I am puzzled by the behavior I observe in the following example:

import tensorflow as tf

@tf.function
def f(a):
    c = a * 2
    b = tf.reduce_sum(c ** 2 + 2 * c)
    return b, c

def fplain(a):
    c = a * 2
    b = tf.reduce_sum(c ** 2 + 2 * c)
    return b, c


a = tf.Variable([[0., 1.], [1., 0.]])

with tf.GradientTape() as tape:
    b, c = f(a)
    
print('tf.function gradient: ', tape.gradient([b], [c]))

# outputs: tf.function gradient:  [None]

with tf.GradientTape() as tape:
    b, c = fplain(a)
    
print('plain gradient: ', tape.gradient([b], [c]))

# outputs: plain gradient:  [<tf.Tensor: shape=(2, 2), dtype=float32, numpy=
# array([[2., 6.],
#        [6., 2.]], dtype=float32)>]

The lower behavior is what I would expect. How can I understand the @tf.function case?
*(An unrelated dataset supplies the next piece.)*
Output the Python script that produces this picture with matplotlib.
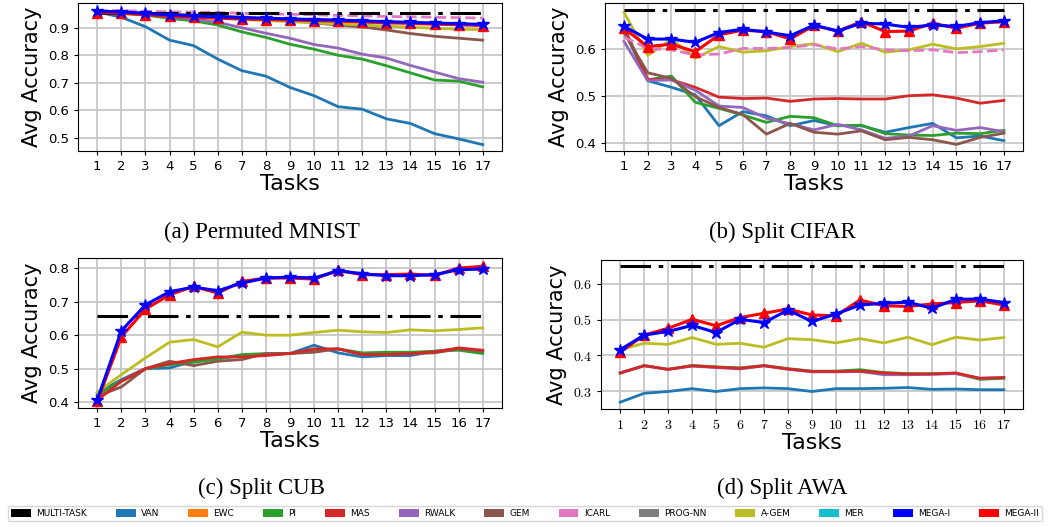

Thank you very much in advance!

(Note that this problem is distinct from: Missing gradient when using tf.function , since here all calculations are inside the function.)

Answer 1

Gradient tape does not record the operations inside the tf.Graph generated by @tf.function treating the function as a whole. Roughly, f is applied to a, and gradient tape has recorded the gradients of the outputs of f with respect to input a (it is the only watched variable, tape.watched_variables()).

In the second case, there is no graph generated, and operations are applied in Eager mode. So everything works as expected.

A good practice is to wrap a most computationally expensive function in the @tf.function (often a training loop). In your case, it will be smth like:

@tf.function
def f(a):
    with tf.GradientTape() as tape:
        c = a * 2
        b = tf.reduce_sum(c ** 2 + 2 * c)
    grads = tape.gradient([b], [c])
    print('tf.function gradient: ', grads)
    return grads